| Work required |
Each entry below should be returned exactly as is, with the pictures removed.

| Dataset rows |
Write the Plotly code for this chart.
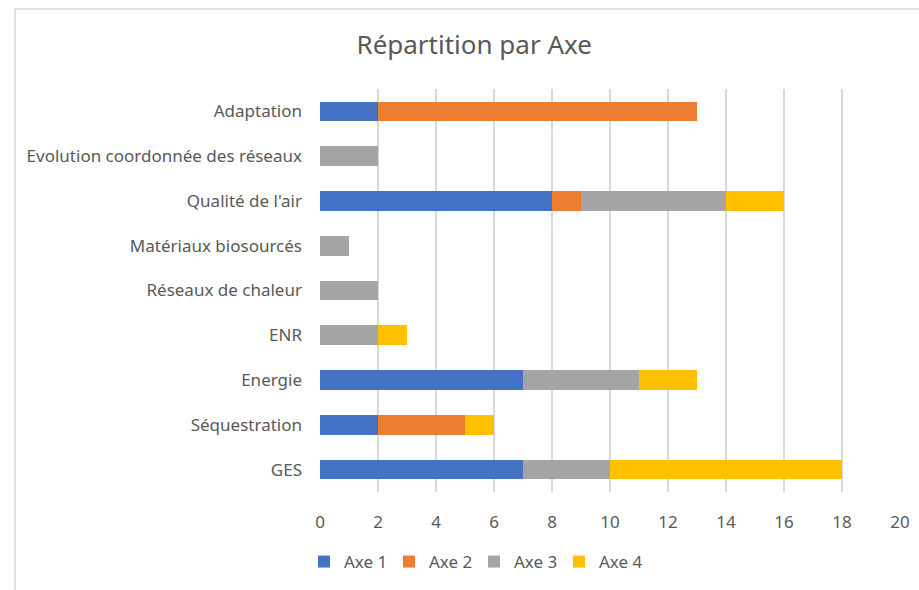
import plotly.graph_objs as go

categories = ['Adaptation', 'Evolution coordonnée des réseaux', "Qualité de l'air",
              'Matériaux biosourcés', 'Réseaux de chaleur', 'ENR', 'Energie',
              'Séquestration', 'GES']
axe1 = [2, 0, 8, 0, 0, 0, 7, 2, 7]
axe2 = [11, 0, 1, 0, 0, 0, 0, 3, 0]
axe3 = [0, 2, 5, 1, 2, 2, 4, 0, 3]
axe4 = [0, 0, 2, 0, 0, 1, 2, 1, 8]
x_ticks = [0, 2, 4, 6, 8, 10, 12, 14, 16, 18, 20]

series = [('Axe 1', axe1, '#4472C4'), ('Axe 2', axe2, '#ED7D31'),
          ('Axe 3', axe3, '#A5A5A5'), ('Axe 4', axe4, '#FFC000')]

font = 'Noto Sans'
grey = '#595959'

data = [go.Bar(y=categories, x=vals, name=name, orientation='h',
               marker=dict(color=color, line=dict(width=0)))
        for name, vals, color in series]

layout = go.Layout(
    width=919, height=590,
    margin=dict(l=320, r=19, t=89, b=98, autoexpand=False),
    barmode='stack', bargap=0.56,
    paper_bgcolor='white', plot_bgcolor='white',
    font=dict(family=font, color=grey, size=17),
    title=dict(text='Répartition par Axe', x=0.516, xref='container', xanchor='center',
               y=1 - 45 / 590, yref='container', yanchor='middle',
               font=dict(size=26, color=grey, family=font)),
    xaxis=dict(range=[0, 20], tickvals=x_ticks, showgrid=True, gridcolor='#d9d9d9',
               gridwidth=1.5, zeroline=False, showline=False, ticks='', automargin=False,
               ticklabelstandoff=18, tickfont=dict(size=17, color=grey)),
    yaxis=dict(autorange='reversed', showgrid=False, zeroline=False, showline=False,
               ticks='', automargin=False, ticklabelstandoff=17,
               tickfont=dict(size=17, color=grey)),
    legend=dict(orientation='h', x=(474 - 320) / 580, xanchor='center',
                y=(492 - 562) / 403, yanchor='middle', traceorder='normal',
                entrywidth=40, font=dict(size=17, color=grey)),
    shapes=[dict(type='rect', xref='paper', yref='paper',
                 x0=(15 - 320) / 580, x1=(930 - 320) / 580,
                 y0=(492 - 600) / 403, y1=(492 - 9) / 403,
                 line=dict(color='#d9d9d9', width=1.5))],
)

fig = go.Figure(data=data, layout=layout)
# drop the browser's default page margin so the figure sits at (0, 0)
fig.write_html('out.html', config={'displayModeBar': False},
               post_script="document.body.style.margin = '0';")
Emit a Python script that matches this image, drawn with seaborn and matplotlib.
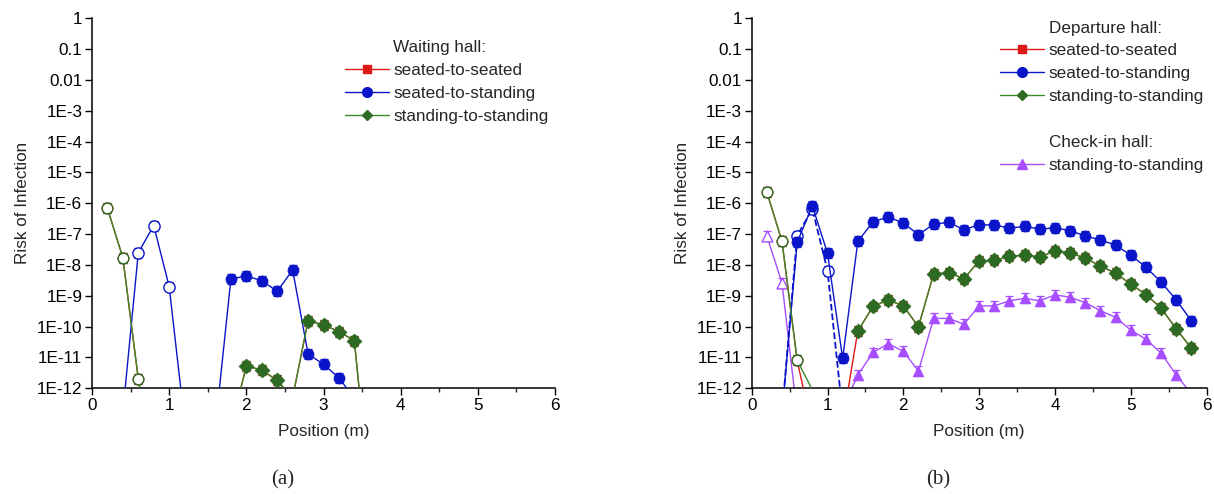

| Exercise response |
Write the Plotly code for this chart.
import plotly.graph_objs as go

categories = ['Adaptation', 'Evolution coordonnée des réseaux', "Qualité de l'air",
              'Matériaux biosourcés', 'Réseaux de chaleur', 'ENR', 'Energie',
              'Séquestration', 'GES']
axe1 = [2, 0, 8, 0, 0, 0, 7, 2, 7]
axe2 = [11, 0, 1, 0, 0, 0, 0, 3, 0]
axe3 = [0, 2, 5, 1, 2, 2, 4, 0, 3]
axe4 = [0, 0, 2, 0, 0, 1, 2, 1, 8]
x_ticks = [0, 2, 4, 6, 8, 10, 12, 14, 16, 18, 20]

series = [('Axe 1', axe1, '#4472C4'), ('Axe 2', axe2, '#ED7D31'),
          ('Axe 3', axe3, '#A5A5A5'), ('Axe 4', axe4, '#FFC000')]

font = 'Noto Sans'
grey = '#595959'

data = [go.Bar(y=categories, x=vals, name=name, orientation='h',
               marker=dict(color=color, line=dict(width=0)))
        for name, vals, color in series]

layout = go.Layout(
    width=919, height=590,
    margin=dict(l=320, r=19, t=89, b=98, autoexpand=False),
    barmode='stack', bargap=0.56,
    paper_bgcolor='white', plot_bgcolor='white',
    font=dict(family=font, color=grey, size=17),
    title=dict(text='Répartition par Axe', x=0.516, xref='container', xanchor='center',
               y=1 - 45 / 590, yref='container', yanchor='middle',
               font=dict(size=26, color=grey, family=font)),
    xaxis=dict(range=[0, 20], tickvals=x_ticks, showgrid=True, gridcolor='#d9d9d9',
               gridwidth=1.5, zeroline=False, showline=False, ticks='', automargin=False,
               ticklabelstandoff=18, tickfont=dict(size=17, color=grey)),
    yaxis=dict(autorange='reversed', showgrid=False, zeroline=False, showline=False,
               ticks='', automargin=False, ticklabelstandoff=17,
               tickfont=dict(size=17, color=grey)),
    legend=dict(orientation='h', x=(474 - 320) / 580, xanchor='center',
                y=(492 - 562) / 403, yanchor='middle', traceorder='normal',
                entrywidth=40, font=dict(size=17, color=grey)),
    shapes=[dict(type='rect', xref='paper', yref='paper',
                 x0=(15 - 320) / 580, x1=(930 - 320) / 580,
                 y0=(492 - 600) / 403, y1=(492 - 9) / 403,
                 line=dict(color='#d9d9d9', width=1.5))],
)

fig = go.Figure(data=data, layout=layout)
# drop the browser's default page margin so the figure sits at (0, 0)
fig.write_html('out.html', config={'displayModeBar': False},
               post_script="document.body.style.margin = '0';")
Emit a Python script that matches this image, drawn with seaborn and matplotlib.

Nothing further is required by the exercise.